Ok, replying anew now that I understand why reasoning about abstract locations for each object doesn’t work.
The general idea of describing a set of load and stores which belong to a particular invariant group seems reasonable. I’ve got some questions/comments on the specifics, but the overall direction seems entirely workable for the specific problem you’re trying to solve.
Quoting from the google doc: “If we don’t know definition of some function, we assume that it will not call @llvm.invariant.group.barrier().”
This part really really bugs me. We generally try to assume minimal knowledge of external functions (i.e. they can do anything) and this assumption would invert that. Is there a way we can rephrase the proposal which avoids the need for this? I’m not quite clear what this assumption buys us.
Is there a particular reason why a load or store must belong to a single invariant group rather than be a member of several? I don’t have an immediate use case in mind, but it seems potentially useful.
“i8* @llvm.invariant.group.barrier(i8*): Given a pointer, produces another pointer that aliases the first but which is considered different for the purposes of load !invariant.group metadata.”
The definition here minorly bugs me. This might just be a matter of wordsmithing, but it seems strange to me that this can’t be defined in terms of the assumptions allowed about the memory through the two pointers. If I’m looking at this instruction in memory dependence analysis, what am I allowed to assume, not assume? The current definition doesn’t make this obvious. One option: “produces another pointer which aliases the first, but where any invariant assumptions introduced by invariant.group metadata have been striped away.”

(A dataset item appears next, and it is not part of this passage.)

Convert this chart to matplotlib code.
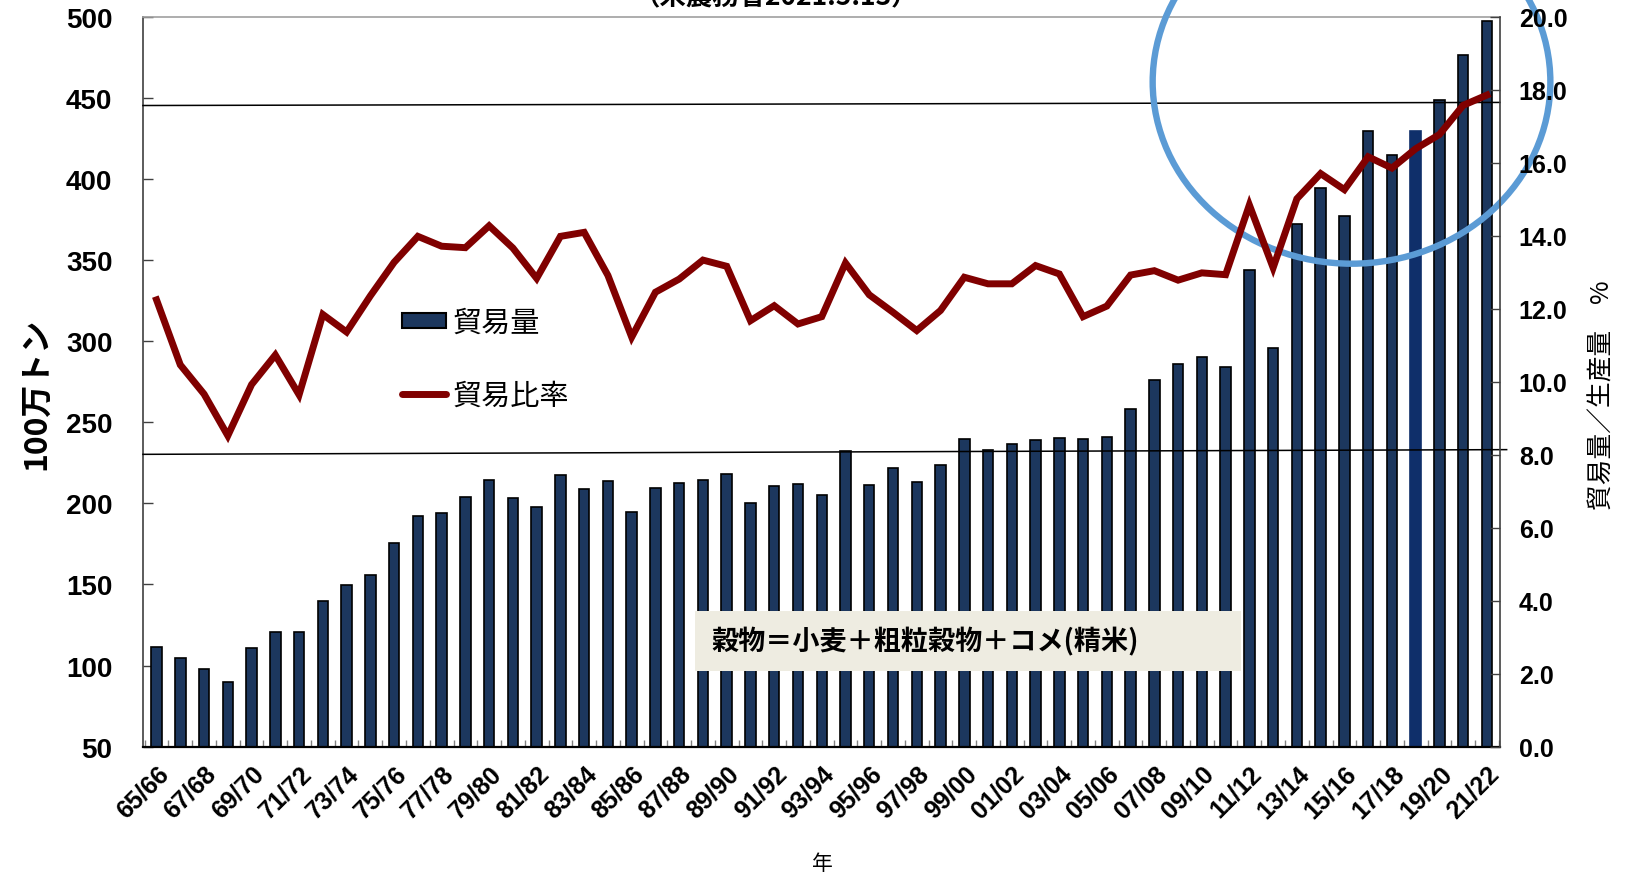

The notion of using the assume seems to make sense. I could see an argument for extending the invariant.group metadata with a way to express the assumed value, but we could also make that extension at a later time if needed.
I’m wondering if there’s a problematic interaction with CSE here. Consider this example is pseudo LLVM IR:
v1 = load i64, %p, !invariant.group !Type1
; I called destructor/placement new for the same type, but that optimized entirely away
p2 = invariant.group.barrier(p1)
if (p1 != p2) return.
store i64 0, %p2, !invariant.group !Type1
v2 = load i64, %p2, !invariant.group !Type1
ret i64 v1 - v2
(Assume that !Type is used to describe a write once integer field within some class. Not all instances have the same integer value.)

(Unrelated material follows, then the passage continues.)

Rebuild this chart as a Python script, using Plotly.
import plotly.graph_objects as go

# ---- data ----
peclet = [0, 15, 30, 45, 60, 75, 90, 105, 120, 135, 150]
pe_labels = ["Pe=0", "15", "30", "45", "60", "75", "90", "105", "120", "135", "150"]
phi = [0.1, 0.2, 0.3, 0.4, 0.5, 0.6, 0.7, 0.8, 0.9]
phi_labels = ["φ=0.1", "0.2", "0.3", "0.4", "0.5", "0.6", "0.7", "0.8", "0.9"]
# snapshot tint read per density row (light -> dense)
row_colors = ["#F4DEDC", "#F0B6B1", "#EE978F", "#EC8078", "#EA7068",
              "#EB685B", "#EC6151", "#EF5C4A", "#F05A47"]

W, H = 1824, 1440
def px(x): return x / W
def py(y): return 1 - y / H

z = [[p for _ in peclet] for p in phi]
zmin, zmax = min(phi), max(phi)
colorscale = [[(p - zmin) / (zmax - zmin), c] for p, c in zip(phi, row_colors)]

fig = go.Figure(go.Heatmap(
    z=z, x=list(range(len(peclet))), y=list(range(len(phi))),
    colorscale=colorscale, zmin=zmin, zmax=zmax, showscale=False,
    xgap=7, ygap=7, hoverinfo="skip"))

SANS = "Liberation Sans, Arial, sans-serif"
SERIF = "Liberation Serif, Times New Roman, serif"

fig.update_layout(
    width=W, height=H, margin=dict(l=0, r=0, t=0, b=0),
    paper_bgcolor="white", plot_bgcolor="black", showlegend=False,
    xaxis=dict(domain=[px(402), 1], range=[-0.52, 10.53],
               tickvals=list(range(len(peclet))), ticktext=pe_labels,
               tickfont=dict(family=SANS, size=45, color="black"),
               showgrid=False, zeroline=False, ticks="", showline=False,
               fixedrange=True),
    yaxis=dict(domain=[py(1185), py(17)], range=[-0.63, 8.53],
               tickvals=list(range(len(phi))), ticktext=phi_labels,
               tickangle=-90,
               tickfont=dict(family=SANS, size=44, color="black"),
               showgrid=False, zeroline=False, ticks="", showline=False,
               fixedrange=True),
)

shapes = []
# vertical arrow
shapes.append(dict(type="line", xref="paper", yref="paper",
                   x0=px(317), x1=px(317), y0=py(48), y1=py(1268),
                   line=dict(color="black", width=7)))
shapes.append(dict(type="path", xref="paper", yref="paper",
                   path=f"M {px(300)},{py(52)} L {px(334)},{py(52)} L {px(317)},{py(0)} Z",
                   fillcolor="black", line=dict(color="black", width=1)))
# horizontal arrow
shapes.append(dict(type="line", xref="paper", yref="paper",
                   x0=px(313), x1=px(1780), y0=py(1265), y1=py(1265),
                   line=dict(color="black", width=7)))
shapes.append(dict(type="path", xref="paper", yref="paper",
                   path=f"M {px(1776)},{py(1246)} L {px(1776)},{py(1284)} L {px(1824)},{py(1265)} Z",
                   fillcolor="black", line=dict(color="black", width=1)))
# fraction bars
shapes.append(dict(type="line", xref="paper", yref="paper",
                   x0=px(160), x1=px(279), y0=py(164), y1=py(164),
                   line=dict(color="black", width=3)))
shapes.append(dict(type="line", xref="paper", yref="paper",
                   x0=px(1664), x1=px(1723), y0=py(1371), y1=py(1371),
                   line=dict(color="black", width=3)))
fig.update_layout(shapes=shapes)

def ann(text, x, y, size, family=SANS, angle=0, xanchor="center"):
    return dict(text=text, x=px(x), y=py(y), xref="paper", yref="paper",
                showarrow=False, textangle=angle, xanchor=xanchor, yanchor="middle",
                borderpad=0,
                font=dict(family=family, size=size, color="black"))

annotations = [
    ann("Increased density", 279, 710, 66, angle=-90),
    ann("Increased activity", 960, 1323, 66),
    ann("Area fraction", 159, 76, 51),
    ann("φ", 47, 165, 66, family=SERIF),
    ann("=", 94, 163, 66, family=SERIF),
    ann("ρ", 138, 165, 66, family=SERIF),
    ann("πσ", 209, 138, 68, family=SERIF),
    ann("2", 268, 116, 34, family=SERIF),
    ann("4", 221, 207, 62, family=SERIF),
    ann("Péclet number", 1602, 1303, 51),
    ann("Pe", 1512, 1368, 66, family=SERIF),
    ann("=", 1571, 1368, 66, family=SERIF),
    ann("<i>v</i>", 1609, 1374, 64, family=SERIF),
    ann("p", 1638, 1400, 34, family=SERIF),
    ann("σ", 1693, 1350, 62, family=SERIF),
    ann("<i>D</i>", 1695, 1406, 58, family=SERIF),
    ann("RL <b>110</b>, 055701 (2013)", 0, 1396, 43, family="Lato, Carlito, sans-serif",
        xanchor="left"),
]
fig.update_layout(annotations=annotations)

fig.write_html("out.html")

Having CSE turn this into:
v1 = load i64, %p, !invariant.group !Type1
p2 = invariant.group.barrier(p1)
if (p1 != p2) return.
store i64 0, %p1, !invariant.group !Type1
v2 = load i64, %p1, !invariant.group !Type1
ret i64 v1 - v2
And then GVN turn this into:
v1 = load i64, %p, !invariant.group !Type1
p2 = invariant.group.barrier(p1)
if (p1 != p2) return.
ret i64 v1 - v1 (-> 0)
This doesn’t seem like the result I’d expect. Is there something about my initial IR which is wrong/invalid in some way? Is the invariant.group required to be specific to a single bitpattern across all usages within a function/module/context? That would be reasonable, but I don’t think is explicit said right now. It also makes !invariant.group effectively useless for describing constant fields which are constant per instance rather than per-class.
Philip